Mich. Admin. Code R. 500.853

Current through Vol. 24-19, November 1, 2024
Section R. 500.853 - Reserve liabilities

Rule 13. All of the following provisions are applicable to reserve liabilities for variable life insurance:

(a) Reserve liabilities for variable life insurance policies shall be established pursuant to section 834 of Act No. 218 of the Public Acts of 1956, as amended, being S500.834 of the Michigan Compiled Laws, in accordance with actuarial procedures that recognize the variable nature of the benefits provided and any mortality guarantees.
(b) For scheduled premium policies, reserve liabilities for the guaranteed minimum death benefit shall be the reserve needed to provide for the contingency of death occurring when the guaranteed minimum death benefit exceeds the death benefit that would be paid in the absence of the guarantee, shall be maintained in the general account of the insurer, and shall be not less than the greater of either of the following minimum reserves:
(i) The aggregate total of the term costs, if any, covering a period of 1 full year from the valuation date, of the guarantee on each variable life insurance contract, assuming an immediate 1/3 depreciation in the current value of the assets of the separate account followed by a net investment return equal to the assumed investment rate.

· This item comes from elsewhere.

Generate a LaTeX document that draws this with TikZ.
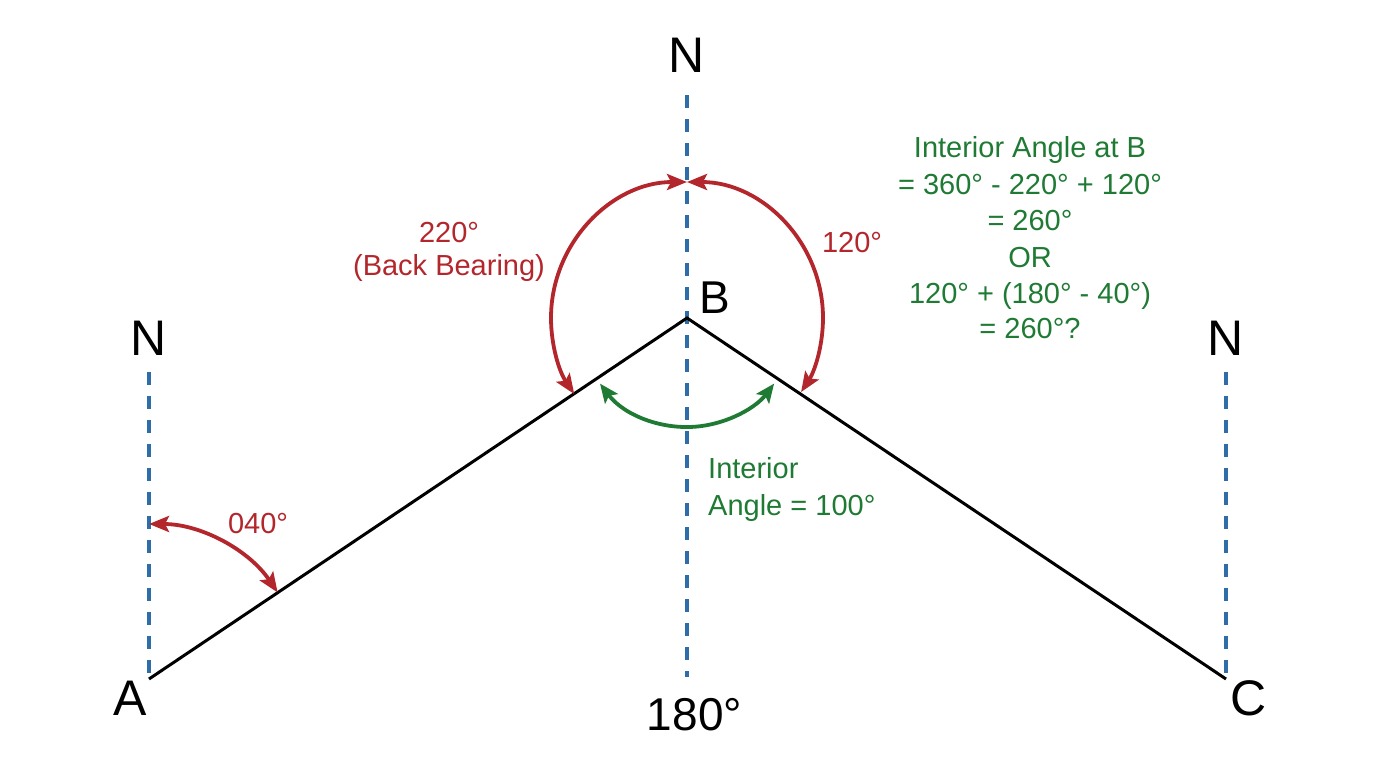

(ii) The aggregate total of the attained age level reserves on each variable life insurance contract. The attained age level reserve on each variable life insurance contract shall not be less than zero and shall equal the residue, as described in subparagraph (A) of this paragraph, of the prior year's attained age level reserve on the contract, with any such residue increased or decreased by a payment computed on an attained age basis as described in subparagraph (B) of this paragraph. Subparagraphs (A) and (B) read as follows:
(A) The residue of the prior year's attained age level reserve on each variable life insurance contract shall not be less than zero and shall be determined by adding interest at the valuation interest rate to such prior year's reserve, deducting the tabular claims based on the excess, if any, of the guaranteed minimum death benefit over the death benefit that would be payable in the absence of such guarantee, and dividing the net result by the tabular probability of survival. The excess referred to in the preceding sentence shall be based on the actual level of death benefits that would have been in effect during the preceding year in the absence of the guarantee, taking appropriate account of the reserve assumptions regarding the distributions of death claim payments over the year.

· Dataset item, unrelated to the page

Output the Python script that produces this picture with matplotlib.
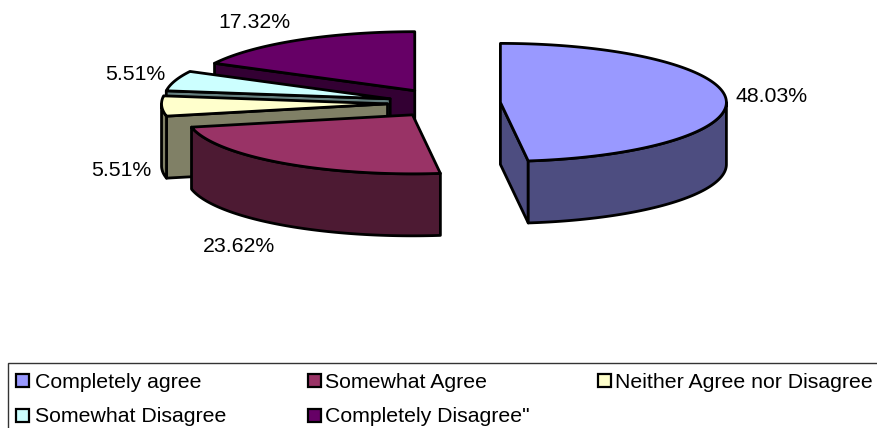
import numpy as np
import matplotlib
matplotlib.use("Agg")
import matplotlib.pyplot as plt
from matplotlib.patches import Polygon, Rectangle

plt.rcParams['font.family'] = ['Liberation Sans', 'DejaVu Sans']

# Survey answers, in drawing order clockwise from twelve o'clock
categories = ['Completely agree', 'Somewhat Agree', 'Neither Agree nor Disagree',
              'Somewhat Disagree', 'Completely Disagree"']
shares = [48.03, 23.62, 5.51, 5.51, 17.32]
top_colors = ['#9999FF', '#993366', '#FFFFCC', '#CCFFFF', '#660066']
side_colors = ['#4D4D80', '#4D1A33', '#808066', '#668080', '#330033']

# Pie geometry in pixels
CX, CY = 444, 103.3
RX, RY = 226, 59
DEPTH = 62
EXPLODE = [0.25, 0.24, 0.25, 0.25, 0.25]
LW = 2.0
FONT_SIZE = 15.3

# Where each percentage label sits (centre x, baseline y)
label_pos = [(772, 102), (239, 252), (121, 176), (135, 80), (254, 28)]


def rim(ax0, ay0, angle):
    """Point(s) on the ellipse rim, angle in degrees clockwise from the top."""
    a = np.radians(angle)
    return ax0 + RX * np.sin(a), ay0 - RY * np.cos(a)


def draw_slice(ax, start, end, explode, top, side):
    mid = np.radians((start + end) / 2)
    ax0 = CX + explode * RX * np.sin(mid)
    ay0 = CY - explode * RY * np.cos(mid)

    # flat cut faces that turn towards the viewer
    faces = []
    if 180 < start < 360:
        faces.append(start)
    if 0 < end < 180:
        faces.append(end)
    for ang in faces:
        px, py = rim(ax0, ay0, ang)
        pts = [(ax0, ay0), (px, py), (px, py + DEPTH), (ax0, ay0 + DEPTH)]
        ax.add_patch(Polygon(pts, closed=True, fc=side, ec='black', lw=LW, joinstyle='round'))

    # outer wall, only the front half of the ellipse shows
    w0, w1 = max(start, 90), min(end, 270)
    if w1 > w0:
        t = np.linspace(w0, w1, 80)
        x, y = rim(ax0, ay0, t)
        pts = np.r_[np.c_[x, y], np.c_[x, y + DEPTH][::-1]]
        ax.add_patch(Polygon(pts, closed=True, fc=side, ec='black', lw=LW, joinstyle='round'))

    # top surface
    t = np.linspace(start, end, 160)
    x, y = rim(ax0, ay0, t)
    pts = np.r_[[(ax0, ay0)], np.c_[x, y]]
    ax.add_patch(Polygon(pts, closed=True, fc=top, ec='black', lw=LW, joinstyle='round'))


fig = plt.figure(figsize=(8.78, 4.28), dpi=100)
ax = fig.add_axes([0, 0, 1, 1])
ax.set_xlim(0, 878)
ax.set_ylim(428, 0)
ax.axis('off')

edges = np.r_[0, np.cumsum(shares)] / np.sum(shares) * 360

# back slices first so the front ones overlap them
for i in [4, 3, 2, 1, 0]:
    draw_slice(ax, edges[i], edges[i + 1], EXPLODE[i], top_colors[i], side_colors[i])

for share, (lx, ly) in zip(shares, label_pos):
    ax.text(lx, ly, f'{share:.2f}%', ha='center', va='baseline', fontsize=FONT_SIZE, color='black')

# legend box runs off the right and bottom of the canvas
ax.add_patch(Rectangle((8.5, 363), 900, 100, fc='white', ec='#333333', lw=1.0))
legend_marks = [(23, 380.5), (315, 380.5), (604.5, 380.5), (23, 415), (315, 415)]
legend_text_x = [35, 325, 615, 35, 325]
legend_base_y = [388, 388, 388, 421.5, 421.5]
for name, color, (mx, my), tx, ty in zip(categories, top_colors, legend_marks, legend_text_x, legend_base_y):
    ax.add_patch(Rectangle((mx - 6.5, my - 6.5), 13, 13, fc=color, ec='black', lw=1.6))
    ax.text(tx, ty, name, ha='left', va='baseline', fontsize=FONT_SIZE, color='black')

fig.savefig('out.png', dpi=100)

(B) The payment referred to in paragraph (ii) of this subdivision shall be computed so that the present value of a level payment of that amount each year over the future premium paying period of the contract is equal to A minus B minus C, where "A" is the present value of the future guaranteed minimum death benefits, "B" is the present value of the future death benefits that would be payable in the absence of such guarantee, and "C" is any residue, as described in subparagraph (A) of this paragraph, of the prior year's attained age level reserve on such variable life insurance contract. The amounts of future death benefits referred to in B shall be computed assuming a net investment return of the separate account, which may differ from the assumed investment rate or the valuation interest rate, or both, but shall not exceed the maximum interest rate permitted for the valuation of life insurance contracts; however, if the contract is paid up, the payment shall equal A minus B minus C.
(c) The valuation interest rate and mortality table used in computing the 2 minimum reserves described in subdivision (b)(i) and (ii) shall conform to permissible standards for the valuation of life insurance contracts. In determining such minimum reserve, the company may employ approximations and estimates acceptable to the commissioner, including, but not limited to, groupings and averages.

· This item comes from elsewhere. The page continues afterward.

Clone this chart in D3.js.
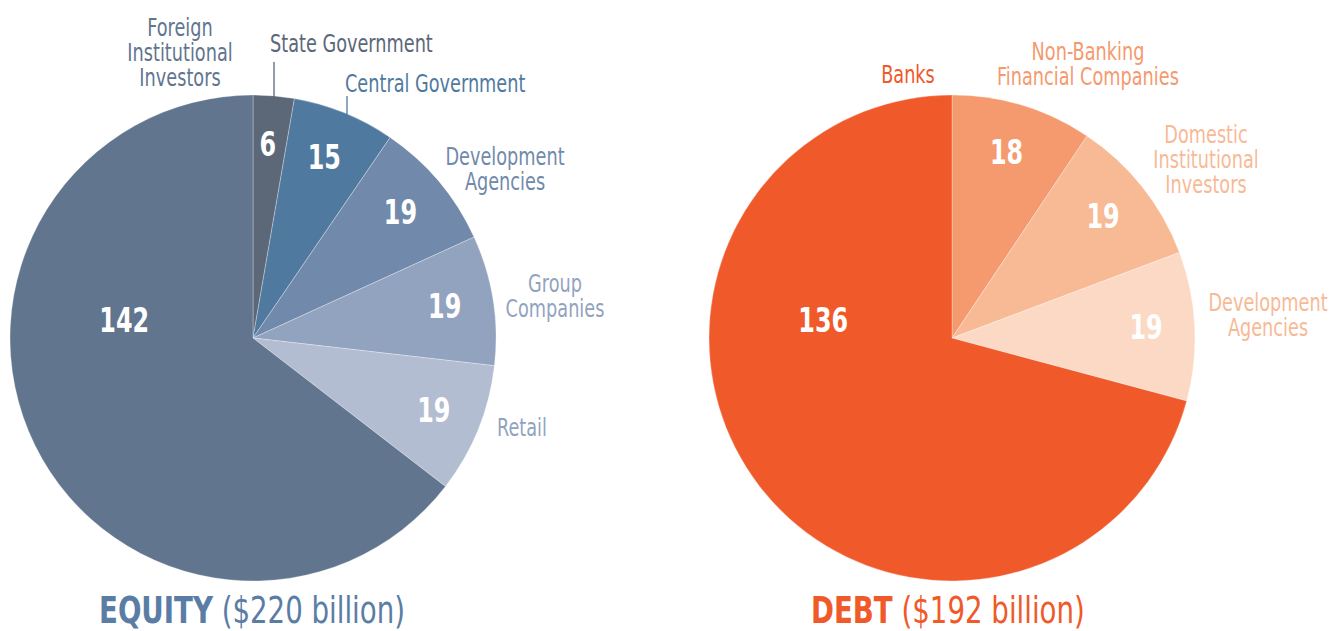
<!DOCTYPE html>
<html>
<head>
<meta charset="utf-8">
<script src="https://cdn.jsdelivr.net/npm/d3@7"></script>
<style>
  body { margin: 0; background: #fff; }
  svg text { font-family: "DejaVu Sans Condensed", "DejaVu Sans", sans-serif; font-stretch: condensed; }
</style>
</head>
<body>
<div id="chart"></div>
<script>
// equity, clockwise from 12 o'clock
var equityNames = ["State Government", "Central Government", "Development Agencies", "Group Companies", "Retail", "Foreign Institutional Investors"];
var equityValues = [6, 15, 19, 19, 19, 142];
var equityColors = ["#5c6778", "#50799f", "#7189ab", "#92a3bf", "#b2bdd2", "#61758f"];
var equityTextColors = ["#5c6778", "#50799f", "#7189ab", "#92a3bf", "#92a3bf", "#61758f"];

// debt, clockwise from 12 o'clock
var debtNames = ["Non-Banking Financial Companies", "Domestic Institutional Investors", "Development Agencies", "Banks"];
var debtValues = [18, 19, 19, 136];
var debtColors = ["#f59a6e", "#f8b995", "#fcd9c4", "#f0592a"];
var debtTextColors = ["#f59a6e", "#f8b995", "#f8b995", "#f0592a"];

var svgWidth = 1331;
var svgHeight = 631;
var radius = 243;
var squeeze = 0.82; // no condensed font here, so squash text horizontally

var svg = d3.select("#chart")
  .append("svg")
  .attr("width", svgWidth)
  .attr("height", svgHeight);

var pie = d3.pie().sort(null).value(d => d);
var arc = d3.arc().innerRadius(0).outerRadius(radius);

// outer label layout, relative to each pie centre: [x, y of first baseline, anchor, lines]
var equityLabels = [
  {x: 17, y: -286, anchor: "start", lines: ["State Government"]},
  {x: 92, y: -246, anchor: "start", lines: ["Central Government"]},
  {x: 252, y: -173, anchor: "middle", lines: ["Development", "Agencies"]},
  {x: 302, y: -46, anchor: "middle", lines: ["Group", "Companies"]},
  {x: 244, y: 98, anchor: "start", lines: ["Retail"]},
  {x: -73, y: -302, anchor: "middle", lines: ["Foreign", "Institutional", "Investors"]}
];
var debtLabels = [
  {x: 136, y: -278, anchor: "middle", lines: ["Non-Banking", "Financial Companies"]},
  {x: 254, y: -195, anchor: "middle", lines: ["Domestic", "Institutional", "Investors"]},
  {x: 316, y: -27, anchor: "middle", lines: ["Development", "Agencies"]},
  {x: -44, y: -255, anchor: "middle", lines: ["Banks"]}
];

// leader lines for equity (x offset, from y to pie edge)
var equityLeaders = [
  {slice: 0, x: 21, y1: -276},
  {slice: 1, x: 94, y1: -242}
];

function drawPie(cx, cy, values, colors, textColors, labels, leaders) {
  var g = svg.append("g").attr("transform", `translate(${cx}, ${cy})`);
  var arcs = pie(values);

  g.selectAll("path")
    .data(arcs)
    .enter()
    .append("path")
    .attr("d", arc)
    .attr("fill", (d, i) => colors[i])
    .attr("stroke", "#ffffff")
    .attr("stroke-opacity", 0.5)
    .attr("stroke-width", 0.6);

  var maxV = d3.max(values);
  g.selectAll("text.val")
    .data(arcs)
    .enter()
    .append("text")
    .attr("class", "val")
    .attr("transform", d => {
      var a, r;
      if (d.data === maxV) { a = 278 * Math.PI / 180; r = radius * 0.535; }
      else { a = (d.startAngle + d.endAngle) / 2 - 0.01; r = radius * 0.8; }
      return `translate(${r * Math.sin(a)}, ${-r * Math.cos(a)}) scale(0.78, 1)`;
    })
    .attr("dy", "0.36em")
    .attr("text-anchor", "middle")
    .attr("fill", "#ffffff")
    .style("font-weight", "bold")
    .style("font-size", "34px")
    .text(d => d.data);

  labels.forEach((l, i) => {
    var t = g.append("text")
      .attr("transform", `translate(${l.x}, ${l.y}) scale(${squeeze}, 1)`)
      .attr("text-anchor", l.anchor)
      .attr("fill", textColors[i])
      .style("font-size", "24px");
    l.lines.forEach((s, j) => {
      t.append("tspan").attr("x", 0).attr("dy", j === 0 ? 0 : 25).text(s);
    });
  });

  (leaders || []).forEach(l => {
    var y2 = -Math.sqrt(radius * radius - l.x * l.x);
    g.append("line")
      .attr("x1", l.x).attr("x2", l.x)
      .attr("y1", l.y1).attr("y2", y2 + 2)
      .attr("stroke", textColors[l.slice])
      .attr("stroke-width", 1.3);
  });
  return g;
}

drawPie(253, 338, equityValues, equityColors, equityTextColors, equityLabels, equityLeaders);
drawPie(952, 338, debtValues, debtColors, debtTextColors, debtLabels, []);

function title(x, bold, rest, color) {
  var t = svg.append("text")
    .attr("transform", `translate(${x}, 623) scale(0.83, 1)`)
    .attr("fill", color)
    .style("font-size", "37px");
  t.append("tspan").style("font-weight", "bold").text(bold);
  t.append("tspan").text(" " + rest);
}
title(99, "EQUITY", "($" + d3.sum(equityValues) + " billion)", "#5a7da5");
title(811, "DEBT", "($" + d3.sum(debtValues) + " billion)", "#f0592a");
</script>
</body>
</html>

(d) For flexible premium policies, reserve liabilities for any guaranteed minimum death benefit shall be maintained in the general account of the insurer and shall not be less than the aggregate total of the term costs, if any, covering the period in the guarantee not otherwise provided for by the reserves held in the separate account assuming an immediate 1/3 depreciation in the current value of the assets of the separate account followed by a net investment return equal to the valuation interest rate. The valuation interest rate and mortality table used in computing this additional reserve, if any, shall conform to permissible standards for the valuation of life insurance contracts. In determining such minimum reserve, the company may employ suitable approximations and estimates, including, but not limited to, groupings and averages.
(e) Reserve liabilities for all fixed incidental insurance benefits and any guarantees associated with variable incidental insurance benefits shall be maintained in the general account and reserve liabilities for all variable aspects of the variable incidental insurance benefits shall be maintained in a separate account in amounts determined in accordance with the actuarial procedures appropriate to such benefit.